**Record extracts:**
>> Start
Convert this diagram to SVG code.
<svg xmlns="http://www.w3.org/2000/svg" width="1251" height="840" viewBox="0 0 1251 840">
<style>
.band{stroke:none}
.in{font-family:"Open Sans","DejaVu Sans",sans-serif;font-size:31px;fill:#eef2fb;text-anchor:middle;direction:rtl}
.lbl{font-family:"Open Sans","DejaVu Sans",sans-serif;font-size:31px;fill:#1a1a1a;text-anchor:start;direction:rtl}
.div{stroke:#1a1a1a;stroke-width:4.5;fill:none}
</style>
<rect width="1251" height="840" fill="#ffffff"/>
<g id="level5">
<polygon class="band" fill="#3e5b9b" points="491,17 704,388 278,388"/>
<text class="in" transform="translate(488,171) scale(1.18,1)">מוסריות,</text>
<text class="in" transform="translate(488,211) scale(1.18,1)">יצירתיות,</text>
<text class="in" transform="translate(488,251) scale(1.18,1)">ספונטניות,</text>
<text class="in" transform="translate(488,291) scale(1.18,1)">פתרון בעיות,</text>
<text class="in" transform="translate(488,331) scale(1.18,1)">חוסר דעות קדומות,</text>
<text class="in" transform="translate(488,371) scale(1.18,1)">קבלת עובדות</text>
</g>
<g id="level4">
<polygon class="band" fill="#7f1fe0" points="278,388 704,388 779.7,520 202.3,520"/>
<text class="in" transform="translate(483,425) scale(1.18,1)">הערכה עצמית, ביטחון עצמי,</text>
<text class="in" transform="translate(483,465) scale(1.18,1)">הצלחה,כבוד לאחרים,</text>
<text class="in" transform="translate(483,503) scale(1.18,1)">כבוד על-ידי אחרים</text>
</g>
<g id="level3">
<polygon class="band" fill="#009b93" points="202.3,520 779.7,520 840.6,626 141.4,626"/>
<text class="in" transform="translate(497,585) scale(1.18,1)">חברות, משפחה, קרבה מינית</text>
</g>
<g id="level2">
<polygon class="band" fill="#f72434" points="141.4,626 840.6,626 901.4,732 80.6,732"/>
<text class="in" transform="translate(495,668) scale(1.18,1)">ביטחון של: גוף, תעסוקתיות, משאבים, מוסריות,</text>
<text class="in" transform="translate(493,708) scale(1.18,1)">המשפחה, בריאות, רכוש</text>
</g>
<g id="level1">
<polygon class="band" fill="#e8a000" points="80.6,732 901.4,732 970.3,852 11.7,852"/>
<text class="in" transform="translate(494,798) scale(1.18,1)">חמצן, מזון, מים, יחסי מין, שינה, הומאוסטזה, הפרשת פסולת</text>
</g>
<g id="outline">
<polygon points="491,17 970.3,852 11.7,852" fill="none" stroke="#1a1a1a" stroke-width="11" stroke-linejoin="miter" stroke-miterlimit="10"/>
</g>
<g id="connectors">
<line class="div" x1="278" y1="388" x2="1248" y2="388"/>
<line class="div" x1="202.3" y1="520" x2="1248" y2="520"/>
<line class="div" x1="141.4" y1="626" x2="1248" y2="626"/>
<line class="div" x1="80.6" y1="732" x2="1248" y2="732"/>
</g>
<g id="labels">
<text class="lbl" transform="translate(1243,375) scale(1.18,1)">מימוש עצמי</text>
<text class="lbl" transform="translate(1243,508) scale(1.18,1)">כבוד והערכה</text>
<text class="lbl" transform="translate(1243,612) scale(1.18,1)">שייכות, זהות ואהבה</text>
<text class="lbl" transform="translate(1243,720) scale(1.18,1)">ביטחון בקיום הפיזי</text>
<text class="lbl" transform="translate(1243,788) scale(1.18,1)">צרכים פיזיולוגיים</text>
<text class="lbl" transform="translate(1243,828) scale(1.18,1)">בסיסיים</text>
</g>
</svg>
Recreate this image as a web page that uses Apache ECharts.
>> End
**Task statement:** Write out the whole listing exactly.

**Answer:**
Convert this diagram to SVG code.
<svg xmlns="http://www.w3.org/2000/svg" width="1251" height="840" viewBox="0 0 1251 840">
<style>
.band{stroke:none}
.in{font-family:"Open Sans","DejaVu Sans",sans-serif;font-size:31px;fill:#eef2fb;text-anchor:middle;direction:rtl}
.lbl{font-family:"Open Sans","DejaVu Sans",sans-serif;font-size:31px;fill:#1a1a1a;text-anchor:start;direction:rtl}
.div{stroke:#1a1a1a;stroke-width:4.5;fill:none}
</style>
<rect width="1251" height="840" fill="#ffffff"/>
<g id="level5">
<polygon class="band" fill="#3e5b9b" points="491,17 704,388 278,388"/>
<text class="in" transform="translate(488,171) scale(1.18,1)">מוסריות,</text>
<text class="in" transform="translate(488,211) scale(1.18,1)">יצירתיות,</text>
<text class="in" transform="translate(488,251) scale(1.18,1)">ספונטניות,</text>
<text class="in" transform="translate(488,291) scale(1.18,1)">פתרון בעיות,</text>
<text class="in" transform="translate(488,331) scale(1.18,1)">חוסר דעות קדומות,</text>
<text class="in" transform="translate(488,371) scale(1.18,1)">קבלת עובדות</text>
</g>
<g id="level4">
<polygon class="band" fill="#7f1fe0" points="278,388 704,388 779.7,520 202.3,520"/>
<text class="in" transform="translate(483,425) scale(1.18,1)">הערכה עצמית, ביטחון עצמי,</text>
<text class="in" transform="translate(483,465) scale(1.18,1)">הצלחה,כבוד לאחרים,</text>
<text class="in" transform="translate(483,503) scale(1.18,1)">כבוד על-ידי אחרים</text>
</g>
<g id="level3">
<polygon class="band" fill="#009b93" points="202.3,520 779.7,520 840.6,626 141.4,626"/>
<text class="in" transform="translate(497,585) scale(1.18,1)">חברות, משפחה, קרבה מינית</text>
</g>
<g id="level2">
<polygon class="band" fill="#f72434" points="141.4,626 840.6,626 901.4,732 80.6,732"/>
<text class="in" transform="translate(495,668) scale(1.18,1)">ביטחון של: גוף, תעסוקתיות, משאבים, מוסריות,</text>
<text class="in" transform="translate(493,708) scale(1.18,1)">המשפחה, בריאות, רכוש</text>
</g>
<g id="level1">
<polygon class="band" fill="#e8a000" points="80.6,732 901.4,732 970.3,852 11.7,852"/>
<text class="in" transform="translate(494,798) scale(1.18,1)">חמצן, מזון, מים, יחסי מין, שינה, הומאוסטזה, הפרשת פסולת</text>
</g>
<g id="outline">
<polygon points="491,17 970.3,852 11.7,852" fill="none" stroke="#1a1a1a" stroke-width="11" stroke-linejoin="miter" stroke-miterlimit="10"/>
</g>
<g id="connectors">
<line class="div" x1="278" y1="388" x2="1248" y2="388"/>
<line class="div" x1="202.3" y1="520" x2="1248" y2="520"/>
<line class="div" x1="141.4" y1="626" x2="1248" y2="626"/>
<line class="div" x1="80.6" y1="732" x2="1248" y2="732"/>
</g>
<g id="labels">
<text class="lbl" transform="translate(1243,375) scale(1.18,1)">מימוש עצמי</text>
<text class="lbl" transform="translate(1243,508) scale(1.18,1)">כבוד והערכה</text>
<text class="lbl" transform="translate(1243,612) scale(1.18,1)">שייכות, זהות ואהבה</text>
<text class="lbl" transform="translate(1243,720) scale(1.18,1)">ביטחון בקיום הפיזי</text>
<text class="lbl" transform="translate(1243,788) scale(1.18,1)">צרכים פיזיולוגיים</text>
<text class="lbl" transform="translate(1243,828) scale(1.18,1)">בסיסיים</text>
</g>
</svg>
Recreate this image as a web page that uses Apache ECharts.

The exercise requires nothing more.